Test document will be delivered separately.

ptahmose commented 10 months ago

Hi @jurekkow,

Thank you for the detailed report on the ROI reading speed issue. I've taken some time to analyze the situation based on the numbers you've provided and have some insights to share.

I found that decompressing a single tile (2040x2040 pixels, 16-bit grayscale, which amounts to approximately 8MB) takes around 45ms; so we're looking at a decompression throughput of about 200MB/s. In the scenario you've described, there are actually 9 tiles which must be read and decompressed in order to compose the requested result. The tiling structure and the requested rectangle are illustrated in the following diagram: image So - the timing you gave for the JPGXR-case (~500ms) seems reasonable and is explicable by the above findings.

In contrast, with the uncompressed CZI, the datarate we can see is around ~2000MB/s assuming an SSD-storage (and potentially even higher if the file resides in cache.).

Taking these observations into account, the results you're encountering appear to be in line with "expected system behavior". At this juncture, there doesn't seem to be a malfunction or bug in the process.

I'd have little hope that the performance of the JPGXR-decoding (or, zstd-decoding for that matter) can be improved here. I compared the decoding speed of libCZI's bundled jxr-codec and Windows-WIC-JPGXR-codec, and they came out about the same. Note that (on Windows) libCZI can work with both codecs (e.g. with CZICmd, the option --jpgxrcodec allows to choose between them).

However - surely there are options to improve performance of operation in this case.

So, the first two bullets seem feasible and reasonably straightforward to me. The third bullet should have an enormous effect, or I'd think the speed-up can be orders of magnitude provided that your access pattern is favorable. Maybe you can give some insight about whether this would be desirable/applicable for your application.

Other than those ideas - I have to confess, the best option for the time being is to decompress the document before operation. At least I came to the conclusion, that there is no obvious flaw here, and the decompression-performance is as fast as we can expect it.

jurekkow commented 10 months ago

Hi @ptahmose.

Thanks for the thorough investigation. After analyzing suggestions from three bullets, the third one seems most applicable.

I do read many ROIs from the same reader object, and the ROIs are requested, in a particular order starting from top left moving to right, and then to the following line, exactly how you described. My only worry is that it may cause OOM issues, for reading large documents. To avoid that I'd need to add some cache invalidation logic. Anyway, since this might be worth trying here's a question: is there any built-in cache machine mechanism baked into libCZI/pylibCZIrw?
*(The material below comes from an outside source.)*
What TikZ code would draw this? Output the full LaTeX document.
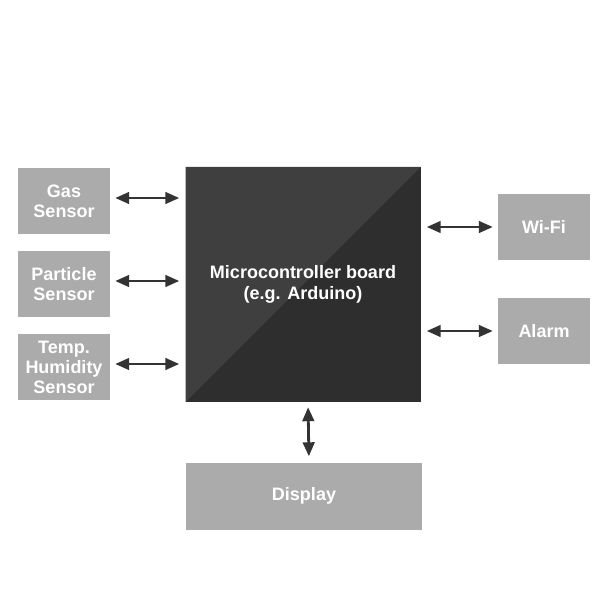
\documentclass[tikz,border=0pt]{standalone}
\usepackage{fontspec}
\setmainfont{Liberation Sans}
\usetikzlibrary{arrows.meta}
\definecolor{boxgray}{HTML}{ABABAB}
\definecolor{mcudark}{HTML}{2E2E2E}
\definecolor{mculight}{HTML}{3F3F3F}
\definecolor{arrowgray}{HTML}{333333}

\begin{document}
\begin{tikzpicture}[x=1pt,y=-1pt]
        \tikzstyle{block}=[fill=boxgray, text=white, font=\fontsize{18}{20}\selectfont\bfseries, align=center, inner sep=0pt, minimum width=92pt, minimum height=66pt]
        \tikzstyle{board}=[fill=mcudark, text=white, font=\fontsize{18}{21.5}\selectfont\bfseries, align=center, inner sep=0pt, minimum size=235pt,
            path picture={\fill[mculight] (path picture bounding box.south west) -- (path picture bounding box.north west) -- (path picture bounding box.north east) -- cycle;}]
        \tikzstyle{link}=[arrowgray, line width=2.8pt, {Triangle[length=14pt,width=11.5pt]}-{Triangle[length=14pt,width=11.5pt]}, shorten <=5pt, shorten >=6pt]

        \useasboundingbox (0,0) rectangle (609,609);

        \node[board] (mcu) at (303,284.5) {Microcontroller board\\(e.g. Arduino)};

        \node[block] (gas) at (64,201) {Gas\\Sensor};
        \node[block] (particle) at (64,284) {Particle\\Sensor};
        \node[block] (temp) at (64,367) {Temp.\\Humidity\\Sensor};
        \node[block] (wifi) at (544,227) {Wi-Fi};
        \node[block] (alarm) at (544,331) {Alarm};
        \node[block, minimum width=236pt, minimum height=67pt] (display) at (304,496) {Display};

        \draw[link] ([yshift=3pt]gas.east) -- ([yshift=3pt]gas.east -| mcu.west);
        \draw[link] ([yshift=3pt]particle.east) -- ([yshift=3pt]particle.east -| mcu.west);
        \draw[link] ([yshift=3pt]temp.east) -- ([yshift=3pt]temp.east -| mcu.west);
        \draw[link] (wifi.west) -- (wifi.west -| mcu.east);
        \draw[link] (alarm.west) -- (alarm.west -| mcu.east);
        \draw[link] ([xshift=5pt]mcu.south) -- ([xshift=5pt]display.north);
    \end{tikzpicture}
\end{document}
If not then it's not quite clear to me how I could introduce caching just decompressed tiles, and not just ROIs read?

ptahmose commented 10 months ago

Anyway, since this might be worth trying here's a question: is there any built-in cache machine mechanism baked into libCZI/pylibCZIrw?
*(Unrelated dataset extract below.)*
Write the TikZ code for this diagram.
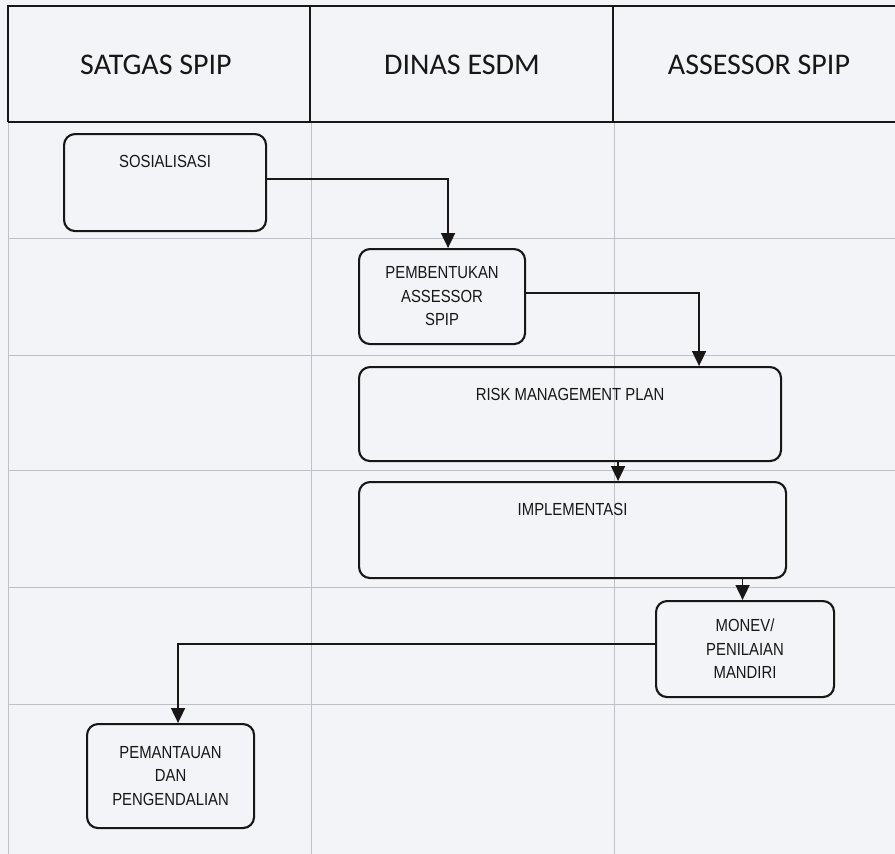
\documentclass[tikz,border=0pt]{standalone}
\usepackage{fontspec}
\usetikzlibrary{arrows.meta}
\newfontfamily\headfont{Carlito}
\newfontfamily\procfont{Liberation Sans}[FakeStretch=0.85]
\definecolor{paper}{RGB}{242,244,248}
\definecolor{ink}{RGB}{25,22,22}
\definecolor{gridgray}{RGB}{190,193,200}
\begin{document}
\begin{tikzpicture}[x=1pt,y=-1pt,
		proc/.style = {draw=ink, line width=2.1pt, rounded corners=11pt, align=center,
			inner sep=0pt, anchor=north west, text=ink,
			font=\procfont\fontsize{17.5}{23.5}\selectfont},
		toptext/.style = {text height=33.5pt, text depth=#1},
		flow/.style = {draw=ink, line width=1.8pt, -{Triangle[length=15pt,width=14pt]}},
		gridline/.style = {draw=gridgray, line width=0.7pt},
		head/.style = {font=\headfont\fontsize{30}{36}\selectfont, text=ink}]
	\fill[paper] (0,0) rectangle (895,854);
	\useasboundingbox (0,0) rectangle (895,854);
	% lanes
	\foreach \y in {238,355,470,587,704}
		\draw[gridline] (8,\y) -- (895,\y);
	\foreach \x in {8,311,614}
		\draw[gridline] (\x,122) -- (\x,854);
	\draw[ink, line width=1.7pt] (8,122) -- (8,6) -- (897,6) (8,122) -- (897,122);
	\draw[ink, line width=1.5pt] (310,6) -- (310,122) (613,6) -- (613,122);
	\node[head] (satgas) at (156,65) {SATGAS SPIP};
	\node[head] (dinas) at (462,65) {DINAS ESDM};
	\node[head] (assessor) at (759,65) {ASSESSOR SPIP};
	% steps
	\node[proc, toptext=63.5pt, minimum width=202pt] (sosialisasi) at (63,133) {SOSIALISASI};
	\node[proc, minimum width=166pt, minimum height=95pt] (pembentukan) at (358,248)
		{PEMBENTUKAN\\ASSESSOR\\SPIP};
	\node[proc, toptext=60.5pt, minimum width=422pt] (rmp) at (358,366) {RISK MANAGEMENT PLAN};
	\node[proc, toptext=62.5pt, minimum width=427pt] (implementasi) at (358,481) {IMPLEMENTASI};
	\node[proc, minimum width=178pt, minimum height=96pt] (monev) at (655,600)
		{MONEV/\\PENILAIAN\\MANDIRI};
	\node[proc, minimum width=167pt, minimum height=104pt] (pemantauan) at (86,723)
		{PEMANTAUAN\\DAN\\PENGENDALIAN};
	% arrows
	\draw[flow] ([yshift=3.5pt]sosialisasi.east) -| ([xshift=6pt]pembentukan.north);
	\draw[flow] ([yshift=3.5pt]pembentukan.east) -| ([xshift=129pt]rmp.north);
	\draw[flow] ([xshift=48pt]rmp.south) -- ([xshift=48pt]rmp.south |- implementasi.north);
	\draw[flow] ([xshift=170pt]implementasi.south) -- ([xshift=170pt]implementasi.south |- monev.north);
	\draw[flow] ([yshift=5pt]monev.west) -| ([xshift=7.5pt]pemantauan.north);
\end{tikzpicture}
\end{document}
At this point, the answer is a clear "no". From the top of my head, I'd propose this approach:

Other than that, with the current state of the pylibczi-API, I'd think the following would be possible:

Performance-wise this idea should be on the same level as "introduce caching to libCZI", and it would benefit greatly from leveraging concurrency with the decoding, however the latency would obviously be rather bad (=the time it takes until the first small ROI would be available). Of course, it will introduce some complexity at the application-/Python-level. But, it would not require any changes to pylibczi/libczi I reckon.

Next steps from my side:

ptahmose commented 10 months ago

Another idea which crossed my mind - instead of using a "ROI-based access" (i.e. where the application is requesting an arbitrary ROI), maybe reading the data "tile by tile" could be worth considering. I.e. there would be no multi-tile-composition, the application would just read the existing tiles, one after the other. If there is no need on the application side for tile-composition, this should be the easiest approach. An additional benefit would be - parallelization could then take place on the Python-layer. I am not sure whether there is an API on Python-level which would allow for "tile-based access"?
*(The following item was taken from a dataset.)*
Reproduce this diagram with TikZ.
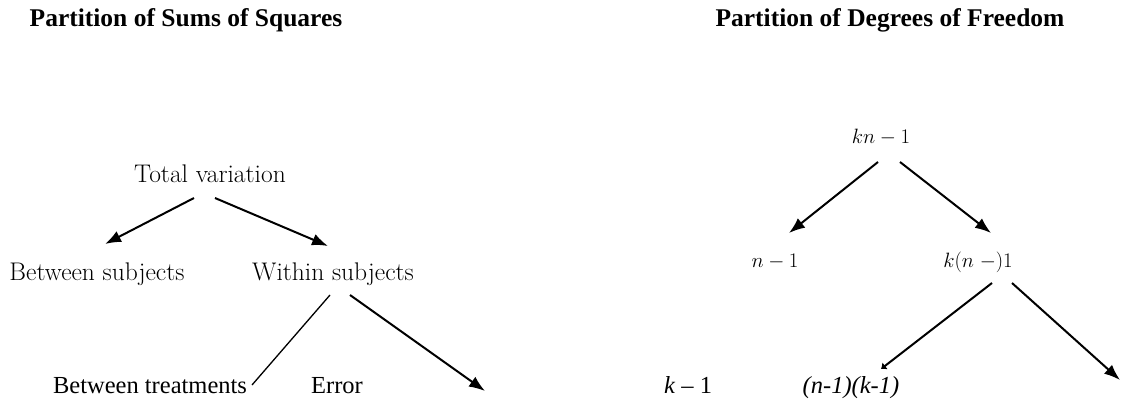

jurekkow commented 10 months ago

I just would like to clarify this part:

I'll add three new tickets for the "features described in the three bullets" (i.e. "ignore completely covered tiles", "allow for concurrent loading/decoding" and "allow for caching for small-ROI-access-pattern").

I understood the original idea as caching of subblocks not ROIs. Caching ROIs might be as well implemented in the application logic, and we may consider it as an alternative to upfront uncompression.

Another idea which crossed my mind - instead of using a "ROI-based access" (i.e. where the application is requesting an arbitrary ROI), maybe reading the data "tile by tile"

This would require a rather big change in the application logic on our end. Also if here by "tile" you mean subblock, I don't think that pylibCZIrw currently supports that.

ptahmose commented 10 months ago

I understood the original idea as caching of subblocks not ROIs.

Ja, idea is to cache a "the bitmap contained in a subblock" once it is decompressed. This will improve performance in cases like this (where the red rectangle would be the query-ROI): image In best case, each subblock will then be decoded only once (as opposed to - at least one subblock being decompressed for each Get-operation). Obviously, this may not bring things down to "each subblock is decompressed exactly once" without further ado - e.g. in the case depicted above, when the ROI continues in the second line, we may have exceeded the cache size (and the subblocks are then decompressed a second time). So, further optimization could still be possible then (e.g. adapting the scan-pattern), but I am sure this will be huge improvement and reduce "how many times the subblocks are actually decompressed" by a huge factor.

ptahmose commented 10 months ago

I created new tickets for the three ideas we came up with in the course of this discussion. As far as this ticket is concerned - I guess there is not much left "to be done/discussed" here for now.

ptahmose commented 9 months ago

wrt to #76 - I'd give this idea a lower priority at the moment, so I'd plan to conclude activities in this context with the two optimizations which have been done so far for the time being.